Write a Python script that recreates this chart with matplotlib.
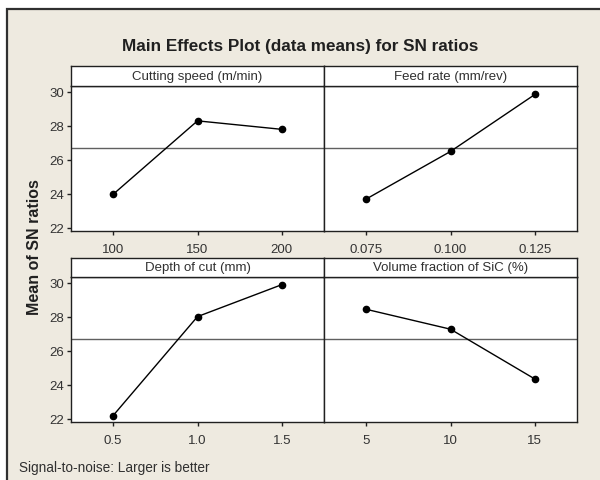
import numpy as np
import matplotlib.pyplot as plt
from matplotlib.patches import Rectangle

# Factor levels and mean SN ratios at each level
speed_levels = [100, 150, 200]
speed_sn = [23.98, 28.30, 27.80]

feed_levels = [0.075, 0.100, 0.125]
feed_labels = ['0.075', '0.100', '0.125']
feed_sn = [23.70, 26.50, 29.85]

depth_levels = [0.5, 1.0, 1.5]
depth_labels = ['0.5', '1.0', '1.5']
depth_sn = [22.20, 28.02, 29.90]

sic_levels = [5, 10, 15]
sic_labels = ['5', '10', '15']
sic_sn = [28.45, 27.28, 24.35]

titles = ['Cutting speed (m/min)', 'Feed rate (mm/rev)',
          'Depth of cut (mm)', 'Volume fraction of SiC (%)']

plt.rcParams['font.family'] = ['Liberation Sans', 'DejaVu Sans']

grand_mean = np.mean(speed_sn + feed_sn + depth_sn + sic_sn)

fig = plt.figure(figsize=(6.0, 4.81), dpi=100, facecolor='white')

# beige background with frame
W, H = 600.0, 481.0
fig.patches.append(Rectangle((7 / W, -0.1), 1.2, 1 - 10 / H + 0.1,
                             transform=fig.transFigure, facecolor='#eeeae0',
                             edgecolor='#303030', lw=1.6, zorder=-5))

tick_col = '#333333'
panels = [
    (speed_levels, [str(v) for v in speed_levels], speed_sn, 71, 87, True),
    (feed_levels, feed_labels, feed_sn, 324, 87, False),
    (depth_levels, depth_labels, depth_sn, 71, 278, True),
    (sic_levels, sic_labels, sic_sn, 324, 278, False),
]
strip_h = [20, 20, 19, 19]

for i, (lev, labs, vals, x0, y0, left) in enumerate(panels):
    ax = fig.add_axes([x0 / W, 1 - (y0 + 145) / H, 253 / W, 145 / H])
    ax.set_facecolor('white')
    step = lev[1] - lev[0]
    ax.axhline(grand_mean, color='#606060', lw=1.0, zorder=1)
    ax.plot(lev, vals, color='black', lw=1.0, marker='o', markersize=4.5,
            zorder=3)
    ax.set_xlim(lev[0] - step / 2, lev[-1] + step / 2)
    ax.set_ylim(21.82, 30.35)
    ax.set_xticks(lev)
    ax.set_xticklabels(labs)
    ax.set_yticks([22, 24, 26, 28, 30])
    ax.tick_params(direction='out', length=3, width=1, colors='#202020',
                   labelcolor=tick_col, labelsize=9.5, pad=6)
    if not left:
        ax.tick_params(axis='y', left=False, labelleft=False)
    else:
        ax.tick_params(axis='y', pad=2)
    for s in ax.spines.values():
        s.set_linewidth(1.0)
        s.set_color('#202020')

    sh = strip_h[i]
    sax = fig.add_axes([x0 / W, 1 - y0 / H, 253 / W, sh / H])
    sax.set_facecolor('white')
    sax.set_xticks([])
    sax.set_yticks([])
    for s in sax.spines.values():
        s.set_linewidth(1.0)
        s.set_color('#202020')
    sax.text(0.5, 0.5, titles[i], ha='center', va='center', fontsize=9.5,
             color='#303030', transform=sax.transAxes)

fig.text(300 / W, 1 - 47 / H, 'Main Effects Plot (data means) for SN ratios',
         ha='center', va='center', fontsize=12.3, fontweight='bold',
         color='#202020')
fig.text(35 / W, 1 - 247 / H, 'Mean of SN ratios', rotation=90,
         ha='center', va='center', fontsize=11.5, fontweight='bold',
         color='#202020')
fig.text(19 / W, 1 - 468 / H, 'Signal-to-noise: Larger is better',
         ha='left', va='center', fontsize=9.8, color='#303030')

fig.savefig('out.png', dpi=100)
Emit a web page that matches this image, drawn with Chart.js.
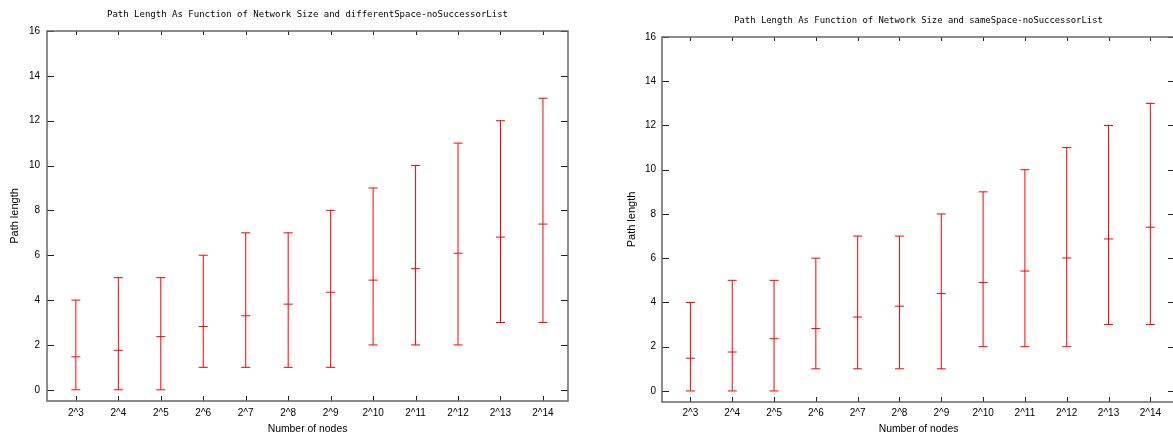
<!DOCTYPE html>
<html>
<head>
<meta charset="utf-8">
<title>Path length vs network size</title>
<script src="https://cdn.jsdelivr.net/npm/chart.js@4.4.1/dist/chart.umd.min.js"></script>
<style>
  html, body { margin: 0; padding: 0; background: #fff; overflow: hidden; }
  body { width: 1173px; height: 434px; position: relative; }
  canvas { position: absolute; top: 0; }
  #leftChart { left: 0; }
  #rightChart { left: 615px; }
</style>
</head>
<body>
<canvas id="leftChart" width="600" height="434"></canvas>
<canvas id="rightChart" width="560" height="434"></canvas>
<script>
// network size exponents (2^n nodes) and their tick labels
const exponents = [3, 4, 5, 6, 7, 8, 9, 10, 11, 12, 13, 14];
const xLabels = exponents.map(e => '2^' + e);
const yTicks = [0, 2, 4, 6, 8, 10, 12, 14, 16];

// shortest / longest path seen for each size (same in both runs)
const pathMin = [0, 0, 0, 1, 1, 1, 1, 2, 2, 2, 3, 3];
const pathMax = [4, 5, 5, 6, 7, 7, 8, 9, 10, 11, 12, 13];

// average path length
const meanDifferentSpace = [1.47, 1.76, 2.37, 2.82, 3.30, 3.82, 4.35, 4.89, 5.40, 6.09, 6.81, 7.39];
const meanSameSpace = [1.48, 1.76, 2.36, 2.82, 3.34, 3.83, 4.40, 4.90, 5.42, 6.01, 6.87, 7.40];

const RED = '#ff0000';

// draws the boxed frame with inward tick marks on all four sides
const frameTicks = {
    id: 'frameTicks',
    afterDatasetsDraw(chart) {
        const { ctx, chartArea: a, scales: { x, y } } = chart;
        ctx.save();
        ctx.lineWidth = 1;
        ctx.strokeStyle = '#222';
        ctx.beginPath();
        x.ticks.forEach(t => {
            const px = Math.round(x.getPixelForValue(t.value)) + 0.5;
            ctx.moveTo(px, a.bottom); ctx.lineTo(px, a.bottom - 5);
            ctx.moveTo(px, a.top); ctx.lineTo(px, a.top + 4);
        });
        y.ticks.forEach(t => {
            const py = Math.round(y.getPixelForValue(t.value)) + 0.5;
            ctx.moveTo(a.left, py); ctx.lineTo(a.left + 7, py);
            ctx.moveTo(a.right, py); ctx.lineTo(a.right - 7, py);
        });
        ctx.stroke();
        ctx.strokeStyle = '#666';
        ctx.lineWidth = 1.5;
        ctx.strokeRect(a.left, a.top, a.right - a.left, a.bottom - a.top);
        ctx.restore();
    }
};

function makeChart(id, title, means, s) {
    // vertical whisker from min to max, broken between sizes
    const whiskers = [];
    exponents.forEach((e, i) => {
        whiskers.push({ x: e, y: pathMin[i] }, { x: e, y: pathMax[i] }, { x: e, y: null });
    });
    const caps = [];
    exponents.forEach((e, i) => {
        caps.push({ x: e, y: pathMin[i] }, { x: e, y: pathMax[i] }, { x: e, y: means[i] });
    });

    return new Chart(document.getElementById(id), {
        type: 'scatter',
        data: {
            datasets: [{
                data: whiskers,
                showLine: true,
                spanGaps: false,
                borderColor: RED,
                borderWidth: 1,
                pointRadius: 0
            }, {
                data: caps,
                pointStyle: 'line',
                pointRadius: 4.5,
                pointBorderColor: RED,
                pointBorderWidth: 1,
                pointHoverRadius: 4.5
            }]
        },
        options: {
            responsive: false,
            animation: false,
            events: [],
            layout: { autoPadding: false, padding: { left: 0, right: s.padRight, top: 0, bottom: 0 } },
            plugins: {
                legend: { display: false },
                tooltip: { enabled: false },
                title: {
                    display: true,
                    text: title,
                    fullSize: false,
                    color: '#000',
                    font: { family: 'DejaVu Sans Mono', size: s.titleSize, weight: 'normal', lineHeight: 1 },
                    padding: { top: s.titleTop, bottom: s.titleBottom }
                }
            },
            scales: {
                x: {
                    type: 'linear',
                    min: 2.32,
                    max: 14.59,
                    grid: { display: false, drawTicks: false },
                    border: { display: false },
                    afterBuildTicks: sc => { sc.ticks = exponents.map(v => ({ value: v })); },
                    afterFit: sc => {
                        sc.height = s.xHeight;
                        sc.paddingLeft = 0;
                        sc.paddingRight = 0;
                    },
                    ticks: {
                        padding: s.xTickPad,
                        color: '#000',
                        maxRotation: 0,
                        font: { family: 'Liberation Sans', size: 10 },
                        callback: (v, i) => xLabels[i]
                    },
                    title: {
                        display: true,
                        text: 'Number of nodes',
                        color: '#000',
                        font: { family: 'Liberation Sans', size: 10.4, lineHeight: 1 },
                        padding: { top: 0, bottom: s.xTitlePad }
                    }
                },
                y: {
                    min: -0.5,
                    max: 16,
                    grid: { display: false, drawTicks: false },
                    border: { display: false },
                    afterBuildTicks: sc => { sc.ticks = yTicks.map(v => ({ value: v })); },
                    afterFit: sc => { sc.width = 47; },
                    ticks: {
                        padding: s.yTickPad,
                        color: '#000',
                        font: { family: 'Liberation Sans', size: 10 }
                    },
                    title: {
                        display: true,
                        text: 'Path length',
                        color: '#000',
                        font: { family: 'Liberation Sans', size: 11, lineHeight: 1 },
                        padding: { top: s.yTitlePad, bottom: 0 }
                    }
                }
            }
        },
        plugins: [frameTicks]
    });
}

makeChart('leftChart', 'Path Length As Function of Network Size and differentSpace-noSuccessorList',
    meanDifferentSpace,
    { padRight: 32, titleSize: 9, titleTop: 10, titleBottom: 12, xHeight: 33, xTickPad: 6, xTitlePad: 0, yTickPad: 7, yTitlePad: 9.5 });

makeChart('rightChart', 'Path Length As Function of Network Size and sameSpace-noSuccessorList',
    meanSameSpace,
    { padRight: 0, titleSize: 8.9, titleTop: 16.5, titleBottom: 11.6, xHeight: 32, xTickPad: 5, xTitlePad: 0, yTickPad: 6, yTitlePad: 11.5 });
</script>
</body>
</html>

■ Problem requirements: Without any pictures, reproduce the lines from the first one in the material through the line that has "strip_h = [20, 20, 19, 19]", exactly as they appear.

■ Exercise output:
Write a Python script that recreates this chart with matplotlib.
import numpy as np
import matplotlib.pyplot as plt
from matplotlib.patches import Rectangle

# Factor levels and mean SN ratios at each level
speed_levels = [100, 150, 200]
speed_sn = [23.98, 28.30, 27.80]

feed_levels = [0.075, 0.100, 0.125]
feed_labels = ['0.075', '0.100', '0.125']
feed_sn = [23.70, 26.50, 29.85]

depth_levels = [0.5, 1.0, 1.5]
depth_labels = ['0.5', '1.0', '1.5']
depth_sn = [22.20, 28.02, 29.90]

sic_levels = [5, 10, 15]
sic_labels = ['5', '10', '15']
sic_sn = [28.45, 27.28, 24.35]

titles = ['Cutting speed (m/min)', 'Feed rate (mm/rev)',
          'Depth of cut (mm)', 'Volume fraction of SiC (%)']

plt.rcParams['font.family'] = ['Liberation Sans', 'DejaVu Sans']

grand_mean = np.mean(speed_sn + feed_sn + depth_sn + sic_sn)

fig = plt.figure(figsize=(6.0, 4.81), dpi=100, facecolor='white')

# beige background with frame
W, H = 600.0, 481.0
fig.patches.append(Rectangle((7 / W, -0.1), 1.2, 1 - 10 / H + 0.1,
                             transform=fig.transFigure, facecolor='#eeeae0',
                             edgecolor='#303030', lw=1.6, zorder=-5))

tick_col = '#333333'
panels = [
    (speed_levels, [str(v) for v in speed_levels], speed_sn, 71, 87, True),
    (feed_levels, feed_labels, feed_sn, 324, 87, False),
    (depth_levels, depth_labels, depth_sn, 71, 278, True),
    (sic_levels, sic_labels, sic_sn, 324, 278, False),
]
strip_h = [20, 20, 19, 19]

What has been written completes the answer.